Electron Beam Welding Basics


In an electron beam welding machine, electrons are accelerated to speeds greater than half the speed of light in an electron gun. The stream of electrons  is then formed, focused, and bent, by means of electrostatic and electromagnetic fields, into a narrow base, which impinges as a very small spot on the material to be treated.


At this point, the kinetic energy (or the speed of the electrons) is converted to heat, melting the material very locally, forming a fusion weld. This process is normally carried out in a high vacuum, because molecules of gas, such as air or a gas blanket, scatter and diffuse an electron beam.

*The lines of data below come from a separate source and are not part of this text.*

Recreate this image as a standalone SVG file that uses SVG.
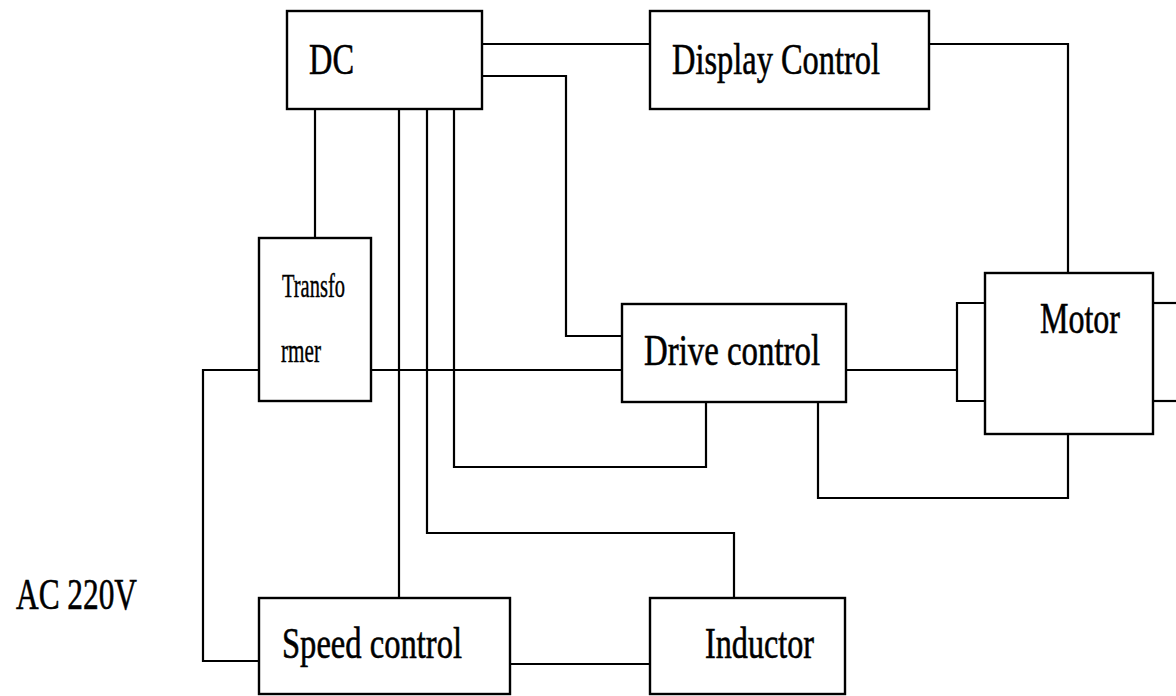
<svg xmlns="http://www.w3.org/2000/svg" width="1176" height="696" viewBox="0 0 1176 696">
<style>
.box{fill:#fff;stroke:#000;stroke-width:2.4}
.ln{fill:none;stroke:#000;stroke-width:2.2}
.t{font-family:"Liberation Serif","Times New Roman",serif;fill:#000;stroke:#000;stroke-width:0.6;font-size:45px}
.s{font-family:"Liberation Serif","Times New Roman",serif;fill:#000;stroke:#000;stroke-width:0.4;font-size:33px}
</style>
<rect width="1176" height="696" fill="#fff"/>
<g id="connectors">
<polyline class="ln" points="482,44 650,44"/>
<polyline class="ln" points="929,44 1068,44 1068,273"/>
<polyline class="ln" points="482,76 566,76 566,336 622,336"/>
<polyline class="ln" points="315,109 315,238"/>
<polyline class="ln" points="399,109 399,598"/>
<polyline class="ln" points="427,109 427,533 734,533 734,598"/>
<polyline class="ln" points="454,109 454,467 706,467 706,402"/>
<polyline class="ln" points="259,370 203,370 203,661 259,661"/>
<polyline class="ln" points="371,370 622,370"/>
<polyline class="ln" points="510,664 650,664"/>
<polyline class="ln" points="818,402 818,498 1068,498 1068,434"/>
<polyline class="ln" points="846,370 957,370"/>
<polyline class="ln" points="985,303 957,303 957,401 985,401"/>
<polyline class="ln" points="1153,303 1176,303"/>
<polyline class="ln" points="1153,401 1176,401"/>
</g>
<g id="dc">
<rect class="box" x="287" y="11" width="195" height="98"/>
<text class="t" x="309" y="74" textLength="45" lengthAdjust="spacingAndGlyphs">DC</text>
</g>
<g id="display-control">
<rect class="box" x="650" y="11" width="279" height="98"/>
<text class="t" x="672" y="74" textLength="208" lengthAdjust="spacingAndGlyphs">Display Control</text>
</g>
<g id="transformer">
<rect class="box" x="259" y="238" width="112" height="163"/>
<text class="s" x="282" y="297" textLength="63" lengthAdjust="spacingAndGlyphs">Transfo</text>
<text class="s" x="281" y="362" textLength="40" lengthAdjust="spacingAndGlyphs">rmer</text>
</g>
<g id="drive-control">
<rect class="box" x="622" y="304" width="224" height="98"/>
<text class="t" x="644" y="365" textLength="176" lengthAdjust="spacingAndGlyphs">Drive control</text>
</g>
<g id="motor">
<rect class="box" x="985" y="273" width="168" height="161"/>
<text class="t" x="1040" y="333" textLength="80" lengthAdjust="spacingAndGlyphs">Motor</text>
</g>
<g id="speed-control">
<rect class="box" x="259" y="598" width="251" height="96"/>
<text class="t" x="282" y="658" textLength="180" lengthAdjust="spacingAndGlyphs">Speed control</text>
</g>
<g id="inductor">
<rect class="box" x="650" y="598" width="195" height="96"/>
<text class="t" x="705" y="658" textLength="109" lengthAdjust="spacingAndGlyphs">Inductor</text>
</g>
<g id="ac-220v">
<text class="t" x="16" y="609" font-size="44" textLength="121" lengthAdjust="spacingAndGlyphs">AC 220V</text>
</g>
</svg>
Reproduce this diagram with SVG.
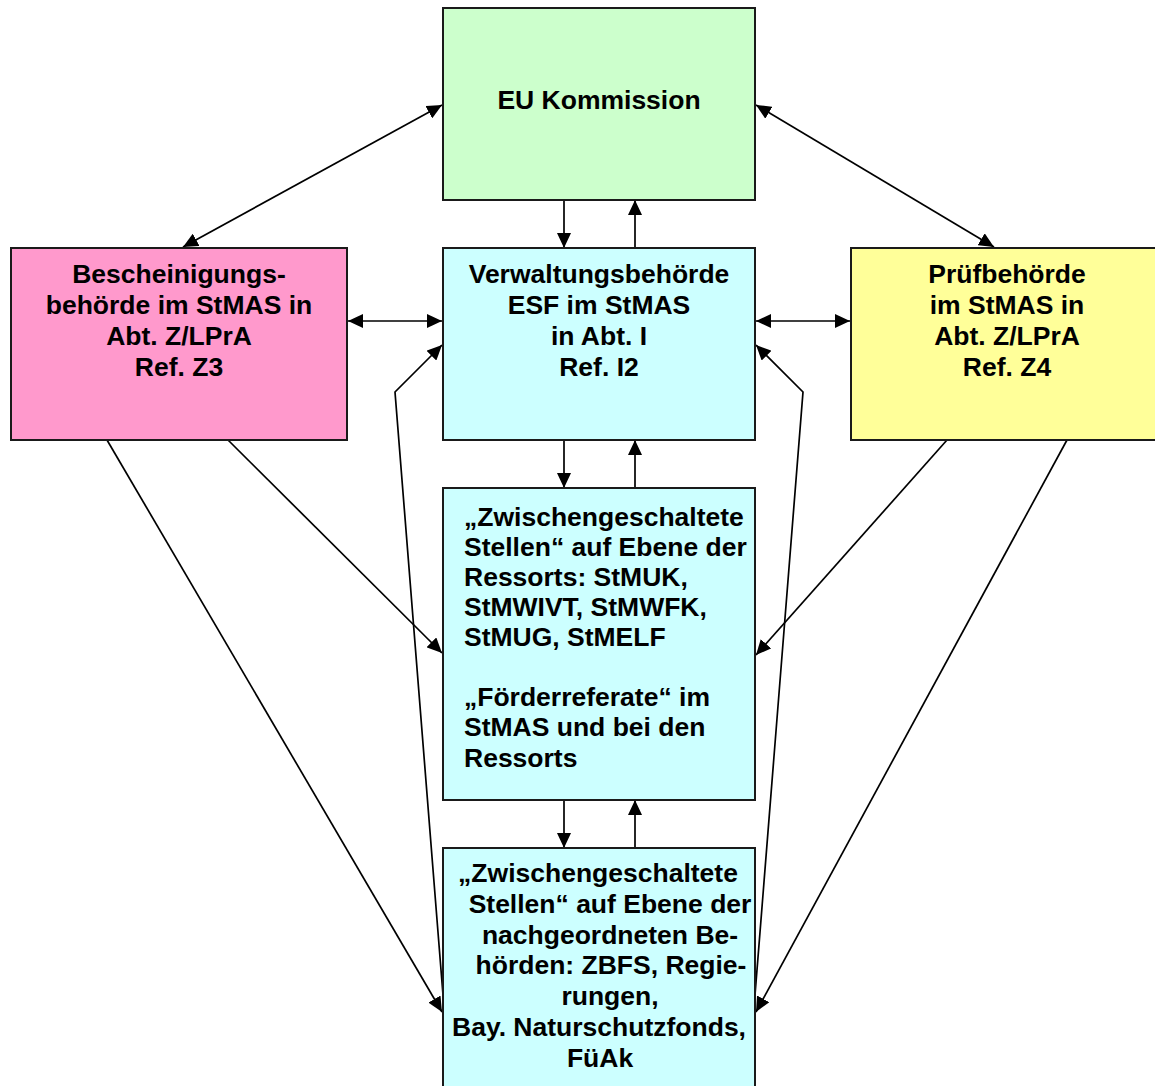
<svg xmlns="http://www.w3.org/2000/svg" width="1155" height="1086" viewBox="0 0 1155 1086">
<style>
.box{stroke:#1a1a1a;stroke-width:2}
.t{font-family:"Liberation Sans",Arial,sans-serif;font-weight:bold;font-size:26.5px;fill:#000}
.c{text-anchor:middle}
.ln{stroke:#000;stroke-width:1.7;fill:none}
</style>
<defs>
<marker id="ah" viewBox="0 0 15 14" refX="15" refY="7" markerWidth="15" markerHeight="14" markerUnits="userSpaceOnUse" orient="auto-start-reverse">
<path d="M0,0 L15,7 L0,14 z" fill="#000"/>
</marker>
</defs>
<rect width="1155" height="1086" fill="#fff"/>
<g id="connectors">
<line class="ln" x1="183" y1="247" x2="442" y2="105" marker-start="url(#ah)" marker-end="url(#ah)"/>
<line class="ln" x1="756" y1="105" x2="994" y2="247" marker-start="url(#ah)" marker-end="url(#ah)"/>
<line class="ln" x1="564" y1="200" x2="564" y2="248" marker-end="url(#ah)"/>
<line class="ln" x1="635" y1="248" x2="635" y2="200" marker-end="url(#ah)"/>
<line class="ln" x1="348" y1="321" x2="442" y2="321" marker-start="url(#ah)" marker-end="url(#ah)"/>
<line class="ln" x1="756" y1="321" x2="850" y2="321" marker-start="url(#ah)" marker-end="url(#ah)"/>
<line class="ln" x1="564" y1="440" x2="564" y2="488" marker-end="url(#ah)"/>
<line class="ln" x1="635" y1="488" x2="635" y2="440" marker-end="url(#ah)"/>
<line class="ln" x1="564" y1="800" x2="564" y2="848" marker-end="url(#ah)"/>
<line class="ln" x1="635" y1="848" x2="635" y2="800" marker-end="url(#ah)"/>
<line class="ln" x1="228" y1="440" x2="442" y2="653" marker-end="url(#ah)"/>
<line class="ln" x1="107" y1="440" x2="442" y2="1012" marker-end="url(#ah)"/>
<line class="ln" x1="947" y1="440" x2="756" y2="655" marker-end="url(#ah)"/>
<line class="ln" x1="1067" y1="440" x2="756" y2="1012" marker-end="url(#ah)"/>
<polyline class="ln" points="443,995 395,392 442,345" marker-end="url(#ah)"/>
<polyline class="ln" points="755,995 803,392 756,345" marker-end="url(#ah)"/>
</g>
<g id="eu">
<rect class="box" x="443" y="8" width="312" height="192" fill="#CCFFCC"/>
<text class="t c" x="599" y="109">EU Kommission</text>
</g>
<g id="bescheinigung">
<rect class="box" x="11" y="248" width="336" height="192" fill="#FF99CC"/>
<text class="t c" x="179" y="283">Bescheinigungs-</text>
<text class="t c" x="179" y="314">behörde im StMAS in</text>
<text class="t c" x="179" y="345">Abt. Z/LPrA</text>
<text class="t c" x="179" y="376">Ref. Z3</text>
</g>
<g id="verwaltung">
<rect class="box" x="443" y="248" width="312" height="192" fill="#CCFFFF"/>
<text class="t c" x="599" y="283">Verwaltungsbehörde</text>
<text class="t c" x="599" y="314">ESF im StMAS</text>
<text class="t c" x="599" y="345">in Abt. I</text>
<text class="t c" x="599" y="376">Ref. I2</text>
</g>
<g id="pruef">
<rect class="box" x="851" y="248" width="312" height="192" fill="#FFFF99"/>
<text class="t c" x="1007" y="283">Prüfbehörde</text>
<text class="t c" x="1007" y="314">im StMAS in</text>
<text class="t c" x="1007" y="345">Abt. Z/LPrA</text>
<text class="t c" x="1007" y="376">Ref. Z4</text>
</g>
<g id="zwischen1">
<rect class="box" x="443" y="488" width="312" height="312" fill="#CCFFFF"/>
<text class="t" x="464" y="526">„Zwischengeschaltete</text>
<text class="t" x="464" y="556">Stellen“ auf Ebene der</text>
<text class="t" x="464" y="586">Ressorts: StMUK,</text>
<text class="t" x="464" y="616">StMWIVT, StMWFK,</text>
<text class="t" x="464" y="646">StMUG, StMELF</text>
<text class="t" x="464" y="706">„Förderreferate“ im</text>
<text class="t" x="464" y="736">StMAS und bei den</text>
<text class="t" x="464" y="767">Ressorts</text>
</g>
<g id="zwischen2">
<rect class="box" x="443" y="848" width="312" height="260" fill="#CCFFFF"/>
<text class="t c" x="598" y="882">„Zwischengeschaltete</text>
<text class="t c" x="610" y="913">Stellen“ auf Ebene der</text>
<text class="t c" x="610" y="944">nachgeordneten Be-</text>
<text class="t c" x="611" y="974">hörden: ZBFS, Regie-</text>
<text class="t c" x="610" y="1005">rungen,</text>
<text class="t c" x="599" y="1036">Bay. Naturschutzfonds,</text>
<text class="t c" x="600" y="1067">FüAk</text>
</g>
</svg>
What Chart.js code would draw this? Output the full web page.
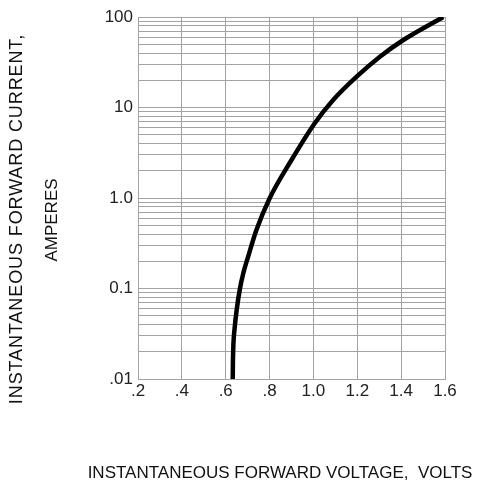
<!DOCTYPE html>
<html>
<head>
<meta charset="utf-8">
<script src="https://cdn.jsdelivr.net/npm/chart.js@4.4.1/dist/chart.umd.min.js"></script>
<style>
  html, body { margin: 0; padding: 0; background: #fff; }
  #wrap { width: 477px; height: 486px; }
</style>
</head>
<body>
<div id="wrap"><canvas id="chart"></canvas></div>
<script>
// forward voltage (V) vs forward current (A)
const voltage = [0.632, 0.633, 0.635, 0.640, 0.650, 0.665, 0.681, 0.702, 0.740, 0.801, 0.900, 1.006, 1.090, 1.197, 1.303, 1.410, 1.592];
const current = [0.01, 0.016, 0.024, 0.035, 0.058, 0.10, 0.15, 0.224, 0.443, 1.0, 2.63, 6.7, 12.1, 21.9, 36.4, 55.7, 100];

const xTickLabels = [".2", ".4", ".6", ".8", "1.0", "1.2", "1.4", "1.6"];
const yDecades = [0.01, 0.1, 1, 10, 100];
const yDecadeLabels = [".01", "0.1", "1.0", "10", "100"];
const yGridValues = [];
yDecades.forEach((d, i) => {
  if (i === yDecades.length - 1) { yGridValues.push(d); return; }
  for (let m = 1; m <= 9; m++) yGridValues.push(+(d * m).toPrecision(3));
});

const xTitle = "INSTANTANEOUS FORWARD VOLTAGE,  VOLTS";
const yTitle = ["INSTANTANEOUS FORWARD CURRENT,", "AMPERES"];

const gridColor = "#a3a3a3";
const fontFamily = "'Liberation Sans', Arial, sans-serif";

// axis titles drawn by hand: the built-in ones get squeezed to the scale length
const axisTitles = {
  id: "axisTitles",
  afterDraw(chart) {
    const ctx = chart.ctx;
    ctx.save();
    ctx.fillStyle = "#111";
    ctx.textAlign = "center";
    ctx.textBaseline = "middle";

    ctx.font = `17px ${fontFamily}`;
    ctx.fillText(xTitle, 280, 473);

    ctx.translate(17, 219);
    ctx.rotate(-Math.PI / 2);
    ctx.font = `18px ${fontFamily}`;
    ctx.letterSpacing = "0.9px";
    ctx.fillText(yTitle[0], 0, 0);
    ctx.letterSpacing = "0px";
    ctx.font = `17px ${fontFamily}`;
    ctx.fillText(yTitle[1], -1, 35.5);
    ctx.restore();
  }
};

new Chart(document.getElementById("chart").getContext("2d"), {
  type: "line",
  data: {
    datasets: [{
      data: voltage.map((v, i) => ({ x: v, y: current[i] })),
      borderColor: "#000",
      borderWidth: 4.5,
      pointRadius: 0,
      cubicInterpolationMode: "monotone",
      fill: false
    }]
  },
  options: {
    responsive: true,
    maintainAspectRatio: false,
    animation: false,
    layout: { padding: { top: 17, right: 32, left: 0, bottom: 0 } },
    plugins: { legend: { display: false }, tooltip: { enabled: false } },
    scales: {
      x: {
        type: "linear",
        min: 0.2,
        max: 1.6,
        afterFit(scale) { scale.height = 107; },
        ticks: {
          stepSize: 0.2,
          padding: 2,
          color: "#222",
          font: { family: fontFamily, size: 17 },
          callback: (value, index) => xTickLabels[index]
        },
        grid: { color: gridColor, drawTicks: false },
        border: { color: gridColor }
      },
      y: {
        type: "logarithmic",
        min: 0.01,
        max: 100,
        afterFit(scale) { scale.width = 138; },
        afterBuildTicks(scale) {
          scale.ticks = yGridValues.map((v) => ({ value: v }));
        },
        ticks: {
          autoSkip: false,
          padding: 5,
          color: "#222",
          font: { family: fontFamily, size: 17 },
          callback(value) {
            const i = yDecades.findIndex((d) => Math.abs(d - value) < d * 1e-6);
            return i >= 0 ? yDecadeLabels[i] : "";
          }
        },
        grid: { color: gridColor, drawTicks: false },
        border: { color: gridColor }
      }
    }
  },
  plugins: [axisTitles]
});
</script>
</body>
</html>
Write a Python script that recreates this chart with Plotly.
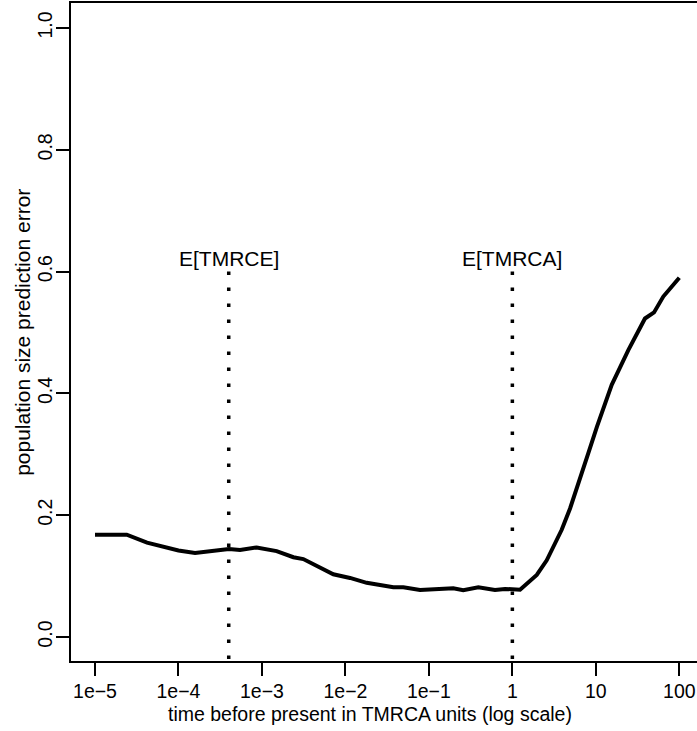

A typical electron beam welding system consists of two basic parts: the electron gun with its related high voltage equipment and controls, and the vacuum chamber with its multi-stage pump-down system. In the high voltage style welding systems, the electron gun is mounted immovably on the top of the vacuum chamber and the work piece moves under the beam inside on a controlled motion table.


One of the major advantages of the electron beam welding process as compared to the widely used tungsten inert gas process (TIG), is the low total energy (heat) input. This results in minimum distortion, minimum weld area, and a minimum heat-affected zone. Low heat input is possible because beam penetration is not dependent primarily on thermal connectivity of the material being welded, as is TIG welding. The well-focused electron beam results in a fusion zone of narrow cross-section.